Teens may engage in risky behavior such as fighting, drinking, drug use, unprotected sex, or do poorly on school work. They may show moody behavior, act out, or have a short temper. Some may also experience depressive symptoms. Some have thoughts about self-harm.
Women tend to have milder symptoms and are most often diagnosed during their 20s or 30s. Women are also at a higher risk of having bipolar, along with another medical condition like anxiety. Women face a higher risk of relapse due to hormonal changes related to events such as pregnancy or menstruation.
Men are likely diagnosed when they are older. Men are at a higher risk of experiencing severe episodes of mania, including acting out. Men are also less likely to seek help while at a higher risk of self-harm or engaging in risky behavior.
Treatment And Self-Help For Bipolar Disorder
Is it true treatment helps establish bipolar remission? Once a treatment plan is established, people with bipolar may see symptoms stabilize for weeks or months in some cases. There are different aspects of treatment to consider, including medication, therapy, and self-help techniques. Many learning to manage their symptoms find a combination of these options is most effective.
Medications include options to stabilize your mood for the short or long term. Many participate in counseling or therapy sessions to work through their emotions and find solutions to make it easier to cope. Therapy options such as cognitive-behavioral therapy and interpersonal therapy help understand your thinking patterns while working to change habits to manage your symptoms and live better. Other alternatives people found beneficial as part of their treatment include supplements, acupuncture, and sleep medicine.
Making changes to your lifestyle plays a significant role as part of self-help. It helps with accepting your diagnosis and conforming to your new reality. Lifestyle changes include setting a schedule for eating, sleeping, and exercising. You may gain awareness of mood changes when they occur. You may have a support system, including close family and friends that understand your diagnosis and treatment.

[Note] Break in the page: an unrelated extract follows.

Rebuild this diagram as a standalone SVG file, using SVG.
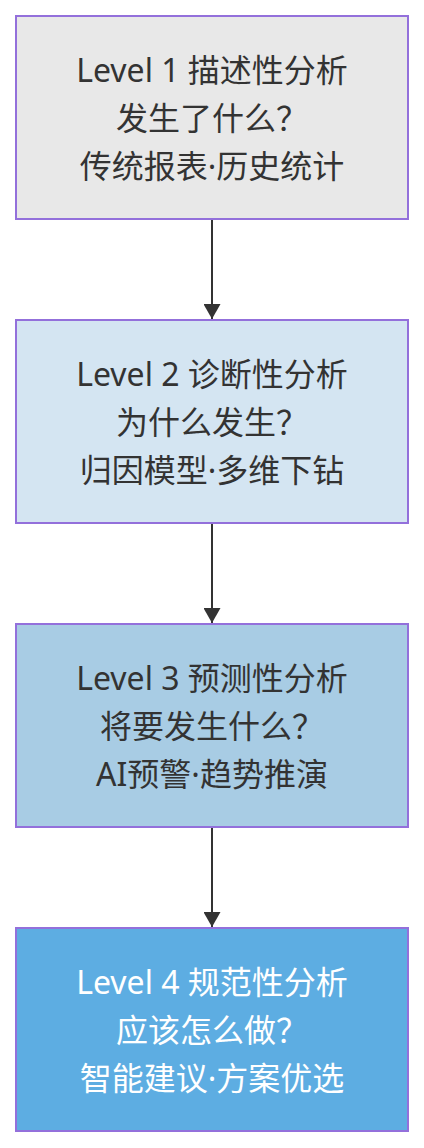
<svg xmlns="http://www.w3.org/2000/svg" width="424" height="1148" viewBox="0 0 424 1148">
<defs>
<style>
.box{stroke:#9370DB;stroke-width:2}
.t{font-family:"Noto Sans","Noto Sans CJK SC",sans-serif;font-size:32px;text-anchor:middle;fill:#333333}
.w{fill:#ffffff}
.edge{stroke:#333333;stroke-width:2;fill:none}
</style>
<marker id="arr" viewBox="0 0 15 17" refX="15" refY="8.5" markerWidth="15" markerHeight="17" markerUnits="userSpaceOnUse" orient="auto">
<path d="M0,0 L15,8.5 L0,17 z" fill="#333333"/>
</marker>
</defs>
<rect width="424" height="1148" fill="#ffffff"/>
<g id="connectors">
<path class="edge" d="M212,220 L212,319" marker-end="url(#arr)"/>
<path class="edge" d="M212,524 L212,623" marker-end="url(#arr)"/>
<path class="edge" d="M212,828 L212,927" marker-end="url(#arr)"/>
</g>
<g id="level1">
<rect class="box" x="16" y="16" width="392" height="203" fill="#e8e8e8"/>
<text class="t" x="212" y="82">Level 1 描述性分析</text>
<text class="t" x="212" y="130">发生了什么？</text>
<text class="t" x="212" y="178">传统报表·历史统计</text>
</g>
<g id="level2">
<rect class="box" x="16" y="320" width="392" height="203" fill="#d4e5f2"/>
<text class="t" x="212" y="386">Level 2 诊断性分析</text>
<text class="t" x="212" y="434">为什么发生？</text>
<text class="t" x="212" y="482">归因模型·多维下钻</text>
</g>
<g id="level3">
<rect class="box" x="16" y="624" width="392" height="203" fill="#a8cce4"/>
<text class="t" x="212" y="690">Level 3 预测性分析</text>
<text class="t" x="212" y="738">将要发生什么？</text>
<text class="t" x="212" y="786">AI预警·趋势推演</text>
</g>
<g id="level4">
<rect class="box" x="16" y="928" width="392" height="203" fill="#5dade2"/>
<text class="t w" x="212" y="994">Level 4 规范性分析</text>
<text class="t w" x="212" y="1042">应该怎么做？</text>
<text class="t w" x="212" y="1090">智能建议·方案优选</text>
</g>
</svg>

Helping yourself also means staying informed. Gain as much knowledge as possible about bipolar disorder. What you learn will assist you during recovery. Know ways to keep your stress levels down by avoiding situations that make you feel uncomfortable. Know who to turn to when you need encouragement. Getting help for symptoms as soon as they are recognized can make a difference. Treatment is long-term, and adjustments may be necessary if relapse occurs.
Anytime you need support, someone is always available. If you have thoughts of harming yourself, you can get help. There are many sources available online, providing mental health support by phone, email, and text. An example includes support available through the National Suicide Prevention Lifeline at 1-800-278-TALK or visits their website.
It is essential to understand bipolar disorder facts because the condition affects people differently. Recognizing signs and symptoms is crucial to obtaining a proper diagnosis and effective treatment.